Problem statement »
Give all the lines below again, exactly, with no pictures.
================================
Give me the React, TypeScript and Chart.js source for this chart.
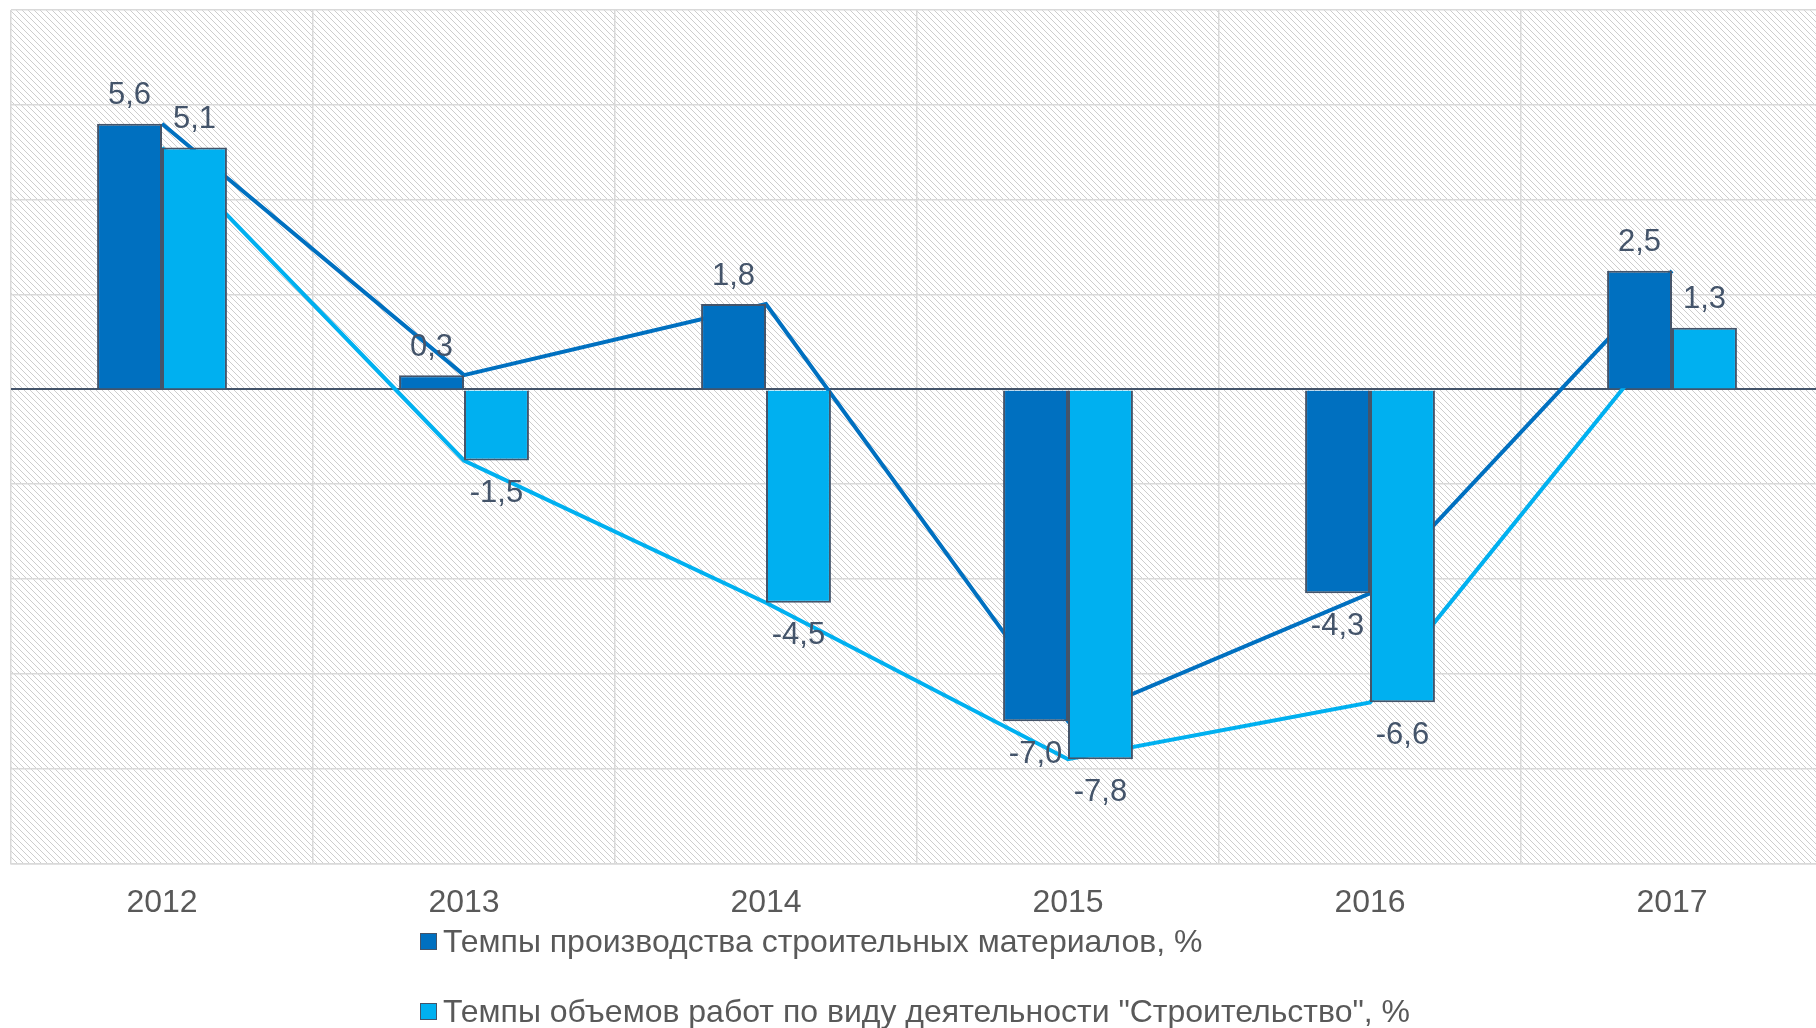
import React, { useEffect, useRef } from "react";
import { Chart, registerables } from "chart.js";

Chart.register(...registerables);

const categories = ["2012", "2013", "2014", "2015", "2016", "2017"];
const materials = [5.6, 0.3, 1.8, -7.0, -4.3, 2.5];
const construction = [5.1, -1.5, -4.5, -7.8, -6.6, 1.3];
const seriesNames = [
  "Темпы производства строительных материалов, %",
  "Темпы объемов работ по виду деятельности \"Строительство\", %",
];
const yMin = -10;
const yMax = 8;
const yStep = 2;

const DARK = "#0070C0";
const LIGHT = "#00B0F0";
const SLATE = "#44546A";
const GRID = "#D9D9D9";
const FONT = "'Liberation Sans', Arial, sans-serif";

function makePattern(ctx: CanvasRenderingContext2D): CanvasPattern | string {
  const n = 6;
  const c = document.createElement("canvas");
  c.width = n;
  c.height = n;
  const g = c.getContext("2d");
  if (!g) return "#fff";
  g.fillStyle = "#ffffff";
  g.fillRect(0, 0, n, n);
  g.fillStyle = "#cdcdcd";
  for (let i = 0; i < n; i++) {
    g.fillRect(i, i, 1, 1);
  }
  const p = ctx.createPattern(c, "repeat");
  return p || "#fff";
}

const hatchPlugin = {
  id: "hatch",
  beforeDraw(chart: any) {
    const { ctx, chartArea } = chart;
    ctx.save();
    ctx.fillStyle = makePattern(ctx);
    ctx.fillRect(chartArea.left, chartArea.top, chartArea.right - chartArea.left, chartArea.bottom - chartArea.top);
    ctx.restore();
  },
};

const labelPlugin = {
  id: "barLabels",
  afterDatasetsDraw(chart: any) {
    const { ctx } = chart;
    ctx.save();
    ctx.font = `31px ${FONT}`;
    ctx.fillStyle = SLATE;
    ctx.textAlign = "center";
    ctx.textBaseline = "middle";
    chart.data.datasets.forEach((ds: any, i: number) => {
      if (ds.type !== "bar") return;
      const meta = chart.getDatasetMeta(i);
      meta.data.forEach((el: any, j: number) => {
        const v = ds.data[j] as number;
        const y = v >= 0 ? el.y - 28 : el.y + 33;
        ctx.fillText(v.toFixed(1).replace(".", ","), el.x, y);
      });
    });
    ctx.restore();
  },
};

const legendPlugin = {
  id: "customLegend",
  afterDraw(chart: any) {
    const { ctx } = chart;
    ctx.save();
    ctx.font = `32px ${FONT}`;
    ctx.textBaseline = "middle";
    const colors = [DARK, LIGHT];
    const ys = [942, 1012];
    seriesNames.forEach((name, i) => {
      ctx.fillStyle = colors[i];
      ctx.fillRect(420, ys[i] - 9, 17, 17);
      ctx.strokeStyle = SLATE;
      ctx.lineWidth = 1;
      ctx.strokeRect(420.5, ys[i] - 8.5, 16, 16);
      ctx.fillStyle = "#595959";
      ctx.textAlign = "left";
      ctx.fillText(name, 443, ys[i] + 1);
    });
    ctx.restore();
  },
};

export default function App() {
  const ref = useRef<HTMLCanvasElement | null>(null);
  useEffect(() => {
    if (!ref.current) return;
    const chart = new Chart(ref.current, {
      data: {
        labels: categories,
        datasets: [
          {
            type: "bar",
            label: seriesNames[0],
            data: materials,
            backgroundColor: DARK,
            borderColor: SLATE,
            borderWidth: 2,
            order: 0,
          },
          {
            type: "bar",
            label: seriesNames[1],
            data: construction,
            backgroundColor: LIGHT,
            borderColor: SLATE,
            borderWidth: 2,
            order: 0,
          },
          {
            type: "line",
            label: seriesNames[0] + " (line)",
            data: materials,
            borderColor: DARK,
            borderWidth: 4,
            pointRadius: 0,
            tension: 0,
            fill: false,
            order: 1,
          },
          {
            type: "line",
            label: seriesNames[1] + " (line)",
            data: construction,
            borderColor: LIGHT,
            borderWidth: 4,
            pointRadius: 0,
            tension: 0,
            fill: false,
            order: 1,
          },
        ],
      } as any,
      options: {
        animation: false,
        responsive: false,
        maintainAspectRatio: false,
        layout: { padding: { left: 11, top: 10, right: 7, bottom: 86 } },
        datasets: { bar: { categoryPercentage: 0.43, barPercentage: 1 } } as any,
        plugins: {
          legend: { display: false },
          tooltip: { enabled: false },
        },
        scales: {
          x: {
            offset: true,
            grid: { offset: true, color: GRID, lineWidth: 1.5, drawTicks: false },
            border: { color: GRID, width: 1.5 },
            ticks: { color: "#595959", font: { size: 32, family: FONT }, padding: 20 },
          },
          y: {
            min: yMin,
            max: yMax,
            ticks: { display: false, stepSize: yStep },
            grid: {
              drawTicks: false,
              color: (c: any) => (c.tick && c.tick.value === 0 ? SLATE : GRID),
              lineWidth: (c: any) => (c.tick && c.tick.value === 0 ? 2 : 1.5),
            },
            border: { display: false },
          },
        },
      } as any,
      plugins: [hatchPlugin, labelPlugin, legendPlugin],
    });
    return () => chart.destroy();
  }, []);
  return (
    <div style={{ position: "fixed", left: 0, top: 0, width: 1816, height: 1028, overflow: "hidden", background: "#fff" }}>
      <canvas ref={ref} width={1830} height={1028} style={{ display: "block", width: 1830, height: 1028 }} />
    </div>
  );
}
================================
Finished exercise »
Give me the React, TypeScript and Chart.js source for this chart.
import React, { useEffect, useRef } from "react";
import { Chart, registerables } from "chart.js";

Chart.register(...registerables);

const categories = ["2012", "2013", "2014", "2015", "2016", "2017"];
const materials = [5.6, 0.3, 1.8, -7.0, -4.3, 2.5];
const construction = [5.1, -1.5, -4.5, -7.8, -6.6, 1.3];
const seriesNames = [
  "Темпы производства строительных материалов, %",
  "Темпы объемов работ по виду деятельности \"Строительство\", %",
];
const yMin = -10;
const yMax = 8;
const yStep = 2;

const DARK = "#0070C0";
const LIGHT = "#00B0F0";
const SLATE = "#44546A";
const GRID = "#D9D9D9";
const FONT = "'Liberation Sans', Arial, sans-serif";

function makePattern(ctx: CanvasRenderingContext2D): CanvasPattern | string {
  const n = 6;
  const c = document.createElement("canvas");
  c.width = n;
  c.height = n;
  const g = c.getContext("2d");
  if (!g) return "#fff";
  g.fillStyle = "#ffffff";
  g.fillRect(0, 0, n, n);
  g.fillStyle = "#cdcdcd";
  for (let i = 0; i < n; i++) {
    g.fillRect(i, i, 1, 1);
  }
  const p = ctx.createPattern(c, "repeat");
  return p || "#fff";
}

const hatchPlugin = {
  id: "hatch",
  beforeDraw(chart: any) {
    const { ctx, chartArea } = chart;
    ctx.save();
    ctx.fillStyle = makePattern(ctx);
    ctx.fillRect(chartArea.left, chartArea.top, chartArea.right - chartArea.left, chartArea.bottom - chartArea.top);
    ctx.restore();
  },
};

const labelPlugin = {
  id: "barLabels",
  afterDatasetsDraw(chart: any) {
    const { ctx } = chart;
    ctx.save();
    ctx.font = `31px ${FONT}`;
    ctx.fillStyle = SLATE;
    ctx.textAlign = "center";
    ctx.textBaseline = "middle";
    chart.data.datasets.forEach((ds: any, i: number) => {
      if (ds.type !== "bar") return;
      const meta = chart.getDatasetMeta(i);
      meta.data.forEach((el: any, j: number) => {
        const v = ds.data[j] as number;
        const y = v >= 0 ? el.y - 28 : el.y + 33;
        ctx.fillText(v.toFixed(1).replace(".", ","), el.x, y);
      });
    });
    ctx.restore();
  },
};

const legendPlugin = {
  id: "customLegend",
  afterDraw(chart: any) {
    const { ctx } = chart;
    ctx.save();
    ctx.font = `32px ${FONT}`;
    ctx.textBaseline = "middle";
    const colors = [DARK, LIGHT];
    const ys = [942, 1012];
    seriesNames.forEach((name, i) => {
      ctx.fillStyle = colors[i];
      ctx.fillRect(420, ys[i] - 9, 17, 17);
      ctx.strokeStyle = SLATE;
      ctx.lineWidth = 1;
      ctx.strokeRect(420.5, ys[i] - 8.5, 16, 16);
      ctx.fillStyle = "#595959";
      ctx.textAlign = "left";
      ctx.fillText(name, 443, ys[i] + 1);
    });
    ctx.restore();
  },
};

export default function App() {
  const ref = useRef<HTMLCanvasElement | null>(null);
  useEffect(() => {
    if (!ref.current) return;
    const chart = new Chart(ref.current, {
      data: {
        labels: categories,
        datasets: [
          {
            type: "bar",
            label: seriesNames[0],
            data: materials,
            backgroundColor: DARK,
            borderColor: SLATE,
            borderWidth: 2,
            order: 0,
          },
          {
            type: "bar",
            label: seriesNames[1],
            data: construction,
            backgroundColor: LIGHT,
            borderColor: SLATE,
            borderWidth: 2,
            order: 0,
          },
          {
            type: "line",
            label: seriesNames[0] + " (line)",
            data: materials,
            borderColor: DARK,
            borderWidth: 4,
            pointRadius: 0,
            tension: 0,
            fill: false,
            order: 1,
          },
          {
            type: "line",
            label: seriesNames[1] + " (line)",
            data: construction,
            borderColor: LIGHT,
            borderWidth: 4,
            pointRadius: 0,
            tension: 0,
            fill: false,
            order: 1,
          },
        ],
      } as any,
      options: {
        animation: false,
        responsive: false,
        maintainAspectRatio: false,
        layout: { padding: { left: 11, top: 10, right: 7, bottom: 86 } },
        datasets: { bar: { categoryPercentage: 0.43, barPercentage: 1 } } as any,
        plugins: {
          legend: { display: false },
          tooltip: { enabled: false },
        },
        scales: {
          x: {
            offset: true,
            grid: { offset: true, color: GRID, lineWidth: 1.5, drawTicks: false },
            border: { color: GRID, width: 1.5 },
            ticks: { color: "#595959", font: { size: 32, family: FONT }, padding: 20 },
          },
          y: {
            min: yMin,
            max: yMax,
            ticks: { display: false, stepSize: yStep },
            grid: {
              drawTicks: false,
              color: (c: any) => (c.tick && c.tick.value === 0 ? SLATE : GRID),
              lineWidth: (c: any) => (c.tick && c.tick.value === 0 ? 2 : 1.5),
            },
            border: { display: false },
          },
        },
      } as any,
      plugins: [hatchPlugin, labelPlugin, legendPlugin],
    });
    return () => chart.destroy();
  }, []);
  return (
    <div style={{ position: "fixed", left: 0, top: 0, width: 1816, height: 1028, overflow: "hidden", background: "#fff" }}>
      <canvas ref={ref} width={1830} height={1028} style={{ display: "block", width: 1830, height: 1028 }} />
    </div>
  );
}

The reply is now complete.